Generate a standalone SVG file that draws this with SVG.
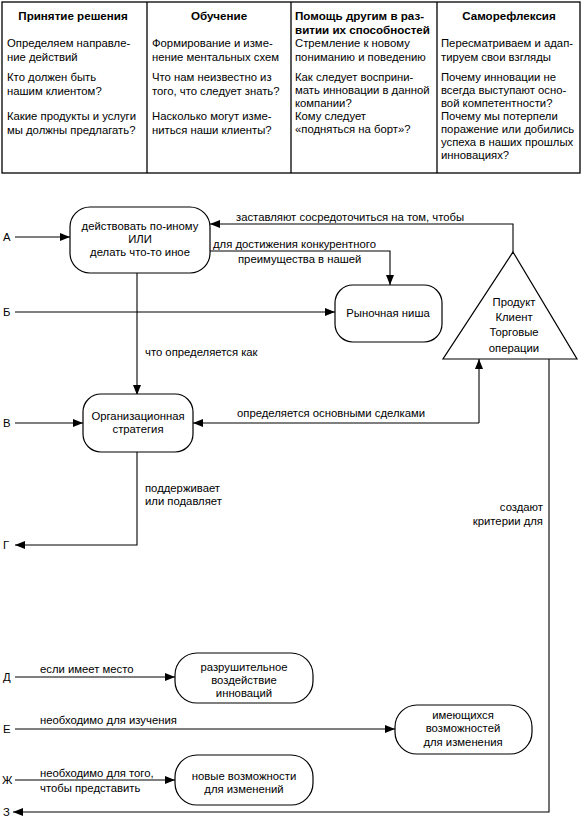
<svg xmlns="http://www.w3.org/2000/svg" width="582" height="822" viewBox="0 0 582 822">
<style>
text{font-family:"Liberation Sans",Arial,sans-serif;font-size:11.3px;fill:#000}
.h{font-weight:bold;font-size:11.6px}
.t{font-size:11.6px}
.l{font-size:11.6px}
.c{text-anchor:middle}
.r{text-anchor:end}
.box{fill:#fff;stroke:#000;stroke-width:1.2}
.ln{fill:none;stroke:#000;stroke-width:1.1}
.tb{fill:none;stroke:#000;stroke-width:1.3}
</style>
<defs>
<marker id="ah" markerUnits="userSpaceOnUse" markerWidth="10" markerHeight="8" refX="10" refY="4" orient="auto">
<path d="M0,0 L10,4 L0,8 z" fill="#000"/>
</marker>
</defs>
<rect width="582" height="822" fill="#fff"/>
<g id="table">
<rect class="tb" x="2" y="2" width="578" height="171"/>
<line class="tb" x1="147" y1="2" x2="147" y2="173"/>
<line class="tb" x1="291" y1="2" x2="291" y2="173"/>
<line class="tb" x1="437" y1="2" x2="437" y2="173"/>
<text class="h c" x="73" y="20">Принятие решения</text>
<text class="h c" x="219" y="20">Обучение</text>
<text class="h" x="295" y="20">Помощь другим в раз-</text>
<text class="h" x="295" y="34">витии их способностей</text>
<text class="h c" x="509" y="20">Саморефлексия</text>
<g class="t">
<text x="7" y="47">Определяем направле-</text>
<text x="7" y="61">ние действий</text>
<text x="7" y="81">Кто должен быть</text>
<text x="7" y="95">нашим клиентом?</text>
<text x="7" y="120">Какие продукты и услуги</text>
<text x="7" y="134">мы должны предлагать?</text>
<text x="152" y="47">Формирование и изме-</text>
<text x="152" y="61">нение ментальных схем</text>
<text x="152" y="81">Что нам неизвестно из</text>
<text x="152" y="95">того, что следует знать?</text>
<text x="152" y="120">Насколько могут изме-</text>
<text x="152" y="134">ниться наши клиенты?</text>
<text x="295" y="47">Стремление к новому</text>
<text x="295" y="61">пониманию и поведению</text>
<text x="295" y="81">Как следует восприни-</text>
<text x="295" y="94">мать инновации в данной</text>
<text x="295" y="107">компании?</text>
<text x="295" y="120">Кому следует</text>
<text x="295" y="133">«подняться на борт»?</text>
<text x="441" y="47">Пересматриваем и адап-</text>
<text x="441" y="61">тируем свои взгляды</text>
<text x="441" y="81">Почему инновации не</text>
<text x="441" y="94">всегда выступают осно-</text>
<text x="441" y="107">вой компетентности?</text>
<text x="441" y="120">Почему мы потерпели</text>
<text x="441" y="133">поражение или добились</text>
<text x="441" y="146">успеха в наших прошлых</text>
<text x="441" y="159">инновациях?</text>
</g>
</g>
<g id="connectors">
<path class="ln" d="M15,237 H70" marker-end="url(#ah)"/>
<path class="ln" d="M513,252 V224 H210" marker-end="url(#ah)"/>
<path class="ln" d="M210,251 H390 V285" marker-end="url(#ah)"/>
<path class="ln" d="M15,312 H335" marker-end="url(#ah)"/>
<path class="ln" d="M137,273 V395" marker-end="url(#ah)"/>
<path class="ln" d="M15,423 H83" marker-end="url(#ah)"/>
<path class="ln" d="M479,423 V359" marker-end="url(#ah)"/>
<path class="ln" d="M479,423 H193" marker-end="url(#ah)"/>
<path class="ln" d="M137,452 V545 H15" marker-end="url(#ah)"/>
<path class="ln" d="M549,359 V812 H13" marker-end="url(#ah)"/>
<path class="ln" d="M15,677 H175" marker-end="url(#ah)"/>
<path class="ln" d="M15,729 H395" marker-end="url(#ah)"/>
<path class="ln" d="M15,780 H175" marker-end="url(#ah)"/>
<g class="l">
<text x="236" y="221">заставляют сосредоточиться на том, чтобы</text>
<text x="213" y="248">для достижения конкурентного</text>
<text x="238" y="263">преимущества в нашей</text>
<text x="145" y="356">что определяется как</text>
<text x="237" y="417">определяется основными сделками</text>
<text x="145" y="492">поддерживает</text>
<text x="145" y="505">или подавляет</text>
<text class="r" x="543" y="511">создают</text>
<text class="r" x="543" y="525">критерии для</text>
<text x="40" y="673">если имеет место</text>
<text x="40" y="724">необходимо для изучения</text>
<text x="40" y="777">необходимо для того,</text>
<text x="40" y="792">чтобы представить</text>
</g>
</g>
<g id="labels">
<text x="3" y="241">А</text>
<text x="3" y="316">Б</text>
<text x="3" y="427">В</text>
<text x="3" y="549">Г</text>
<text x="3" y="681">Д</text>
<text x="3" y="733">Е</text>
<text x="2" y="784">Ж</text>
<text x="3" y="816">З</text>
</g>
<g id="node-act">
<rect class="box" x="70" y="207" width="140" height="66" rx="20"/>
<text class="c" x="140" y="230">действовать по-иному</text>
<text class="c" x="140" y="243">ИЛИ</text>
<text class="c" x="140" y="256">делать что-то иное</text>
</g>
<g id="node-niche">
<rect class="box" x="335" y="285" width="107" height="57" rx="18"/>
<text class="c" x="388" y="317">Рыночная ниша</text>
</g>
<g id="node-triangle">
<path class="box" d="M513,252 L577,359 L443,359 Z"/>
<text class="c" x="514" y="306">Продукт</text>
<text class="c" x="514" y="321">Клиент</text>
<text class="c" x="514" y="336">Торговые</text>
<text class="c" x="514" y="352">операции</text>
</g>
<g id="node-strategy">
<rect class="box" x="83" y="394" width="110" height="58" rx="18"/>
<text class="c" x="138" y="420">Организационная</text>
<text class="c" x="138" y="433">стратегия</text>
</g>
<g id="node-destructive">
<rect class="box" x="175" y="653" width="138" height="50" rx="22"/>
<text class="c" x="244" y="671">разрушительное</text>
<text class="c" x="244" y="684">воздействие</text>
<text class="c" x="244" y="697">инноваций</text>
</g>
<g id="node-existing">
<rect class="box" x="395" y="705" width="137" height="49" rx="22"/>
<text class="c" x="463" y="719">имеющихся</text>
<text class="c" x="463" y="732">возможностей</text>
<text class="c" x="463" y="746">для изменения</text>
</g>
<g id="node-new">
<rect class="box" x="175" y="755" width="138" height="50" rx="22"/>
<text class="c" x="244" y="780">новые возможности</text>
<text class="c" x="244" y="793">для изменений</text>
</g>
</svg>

___

Stated exercise: Transcribe the material exactly, and leave out whatever pictures it holds.

Problem solution:
Generate a standalone SVG file that draws this with SVG.
<svg xmlns="http://www.w3.org/2000/svg" width="582" height="822" viewBox="0 0 582 822">
<style>
text{font-family:"Liberation Sans",Arial,sans-serif;font-size:11.3px;fill:#000}
.h{font-weight:bold;font-size:11.6px}
.t{font-size:11.6px}
.l{font-size:11.6px}
.c{text-anchor:middle}
.r{text-anchor:end}
.box{fill:#fff;stroke:#000;stroke-width:1.2}
.ln{fill:none;stroke:#000;stroke-width:1.1}
.tb{fill:none;stroke:#000;stroke-width:1.3}
</style>
<defs>
<marker id="ah" markerUnits="userSpaceOnUse" markerWidth="10" markerHeight="8" refX="10" refY="4" orient="auto">
<path d="M0,0 L10,4 L0,8 z" fill="#000"/>
</marker>
</defs>
<rect width="582" height="822" fill="#fff"/>
<g id="table">
<rect class="tb" x="2" y="2" width="578" height="171"/>
<line class="tb" x1="147" y1="2" x2="147" y2="173"/>
<line class="tb" x1="291" y1="2" x2="291" y2="173"/>
<line class="tb" x1="437" y1="2" x2="437" y2="173"/>
<text class="h c" x="73" y="20">Принятие решения</text>
<text class="h c" x="219" y="20">Обучение</text>
<text class="h" x="295" y="20">Помощь другим в раз-</text>
<text class="h" x="295" y="34">витии их способностей</text>
<text class="h c" x="509" y="20">Саморефлексия</text>
<g class="t">
<text x="7" y="47">Определяем направле-</text>
<text x="7" y="61">ние действий</text>
<text x="7" y="81">Кто должен быть</text>
<text x="7" y="95">нашим клиентом?</text>
<text x="7" y="120">Какие продукты и услуги</text>
<text x="7" y="134">мы должны предлагать?</text>
<text x="152" y="47">Формирование и изме-</text>
<text x="152" y="61">нение ментальных схем</text>
<text x="152" y="81">Что нам неизвестно из</text>
<text x="152" y="95">того, что следует знать?</text>
<text x="152" y="120">Насколько могут изме-</text>
<text x="152" y="134">ниться наши клиенты?</text>
<text x="295" y="47">Стремление к новому</text>
<text x="295" y="61">пониманию и поведению</text>
<text x="295" y="81">Как следует восприни-</text>
<text x="295" y="94">мать инновации в данной</text>
<text x="295" y="107">компании?</text>
<text x="295" y="120">Кому следует</text>
<text x="295" y="133">«подняться на борт»?</text>
<text x="441" y="47">Пересматриваем и адап-</text>
<text x="441" y="61">тируем свои взгляды</text>
<text x="441" y="81">Почему инновации не</text>
<text x="441" y="94">всегда выступают осно-</text>
<text x="441" y="107">вой компетентности?</text>
<text x="441" y="120">Почему мы потерпели</text>
<text x="441" y="133">поражение или добились</text>
<text x="441" y="146">успеха в наших прошлых</text>
<text x="441" y="159">инновациях?</text>
</g>
</g>
<g id="connectors">
<path class="ln" d="M15,237 H70" marker-end="url(#ah)"/>
<path class="ln" d="M513,252 V224 H210" marker-end="url(#ah)"/>
<path class="ln" d="M210,251 H390 V285" marker-end="url(#ah)"/>
<path class="ln" d="M15,312 H335" marker-end="url(#ah)"/>
<path class="ln" d="M137,273 V395" marker-end="url(#ah)"/>
<path class="ln" d="M15,423 H83" marker-end="url(#ah)"/>
<path class="ln" d="M479,423 V359" marker-end="url(#ah)"/>
<path class="ln" d="M479,423 H193" marker-end="url(#ah)"/>
<path class="ln" d="M137,452 V545 H15" marker-end="url(#ah)"/>
<path class="ln" d="M549,359 V812 H13" marker-end="url(#ah)"/>
<path class="ln" d="M15,677 H175" marker-end="url(#ah)"/>
<path class="ln" d="M15,729 H395" marker-end="url(#ah)"/>
<path class="ln" d="M15,780 H175" marker-end="url(#ah)"/>
<g class="l">
<text x="236" y="221">заставляют сосредоточиться на том, чтобы</text>
<text x="213" y="248">для достижения конкурентного</text>
<text x="238" y="263">преимущества в нашей</text>
<text x="145" y="356">что определяется как</text>
<text x="237" y="417">определяется основными сделками</text>
<text x="145" y="492">поддерживает</text>
<text x="145" y="505">или подавляет</text>
<text class="r" x="543" y="511">создают</text>
<text class="r" x="543" y="525">критерии для</text>
<text x="40" y="673">если имеет место</text>
<text x="40" y="724">необходимо для изучения</text>
<text x="40" y="777">необходимо для того,</text>
<text x="40" y="792">чтобы представить</text>
</g>
</g>
<g id="labels">
<text x="3" y="241">А</text>
<text x="3" y="316">Б</text>
<text x="3" y="427">В</text>
<text x="3" y="549">Г</text>
<text x="3" y="681">Д</text>
<text x="3" y="733">Е</text>
<text x="2" y="784">Ж</text>
<text x="3" y="816">З</text>
</g>
<g id="node-act">
<rect class="box" x="70" y="207" width="140" height="66" rx="20"/>
<text class="c" x="140" y="230">действовать по-иному</text>
<text class="c" x="140" y="243">ИЛИ</text>
<text class="c" x="140" y="256">делать что-то иное</text>
</g>
<g id="node-niche">
<rect class="box" x="335" y="285" width="107" height="57" rx="18"/>
<text class="c" x="388" y="317">Рыночная ниша</text>
</g>
<g id="node-triangle">
<path class="box" d="M513,252 L577,359 L443,359 Z"/>
<text class="c" x="514" y="306">Продукт</text>
<text class="c" x="514" y="321">Клиент</text>
<text class="c" x="514" y="336">Торговые</text>
<text class="c" x="514" y="352">операции</text>
</g>
<g id="node-strategy">
<rect class="box" x="83" y="394" width="110" height="58" rx="18"/>
<text class="c" x="138" y="420">Организационная</text>
<text class="c" x="138" y="433">стратегия</text>
</g>
<g id="node-destructive">
<rect class="box" x="175" y="653" width="138" height="50" rx="22"/>
<text class="c" x="244" y="671">разрушительное</text>
<text class="c" x="244" y="684">воздействие</text>
<text class="c" x="244" y="697">инноваций</text>
</g>
<g id="node-existing">
<rect class="box" x="395" y="705" width="137" height="49" rx="22"/>
<text class="c" x="463" y="719">имеющихся</text>
<text class="c" x="463" y="732">возможностей</text>
<text class="c" x="463" y="746">для изменения</text>
</g>
<g id="node-new">
<rect class="box" x="175" y="755" width="138" height="50" rx="22"/>
<text class="c" x="244" y="780">новые возможности</text>
<text class="c" x="244" y="793">для изменений</text>
</g>
</svg>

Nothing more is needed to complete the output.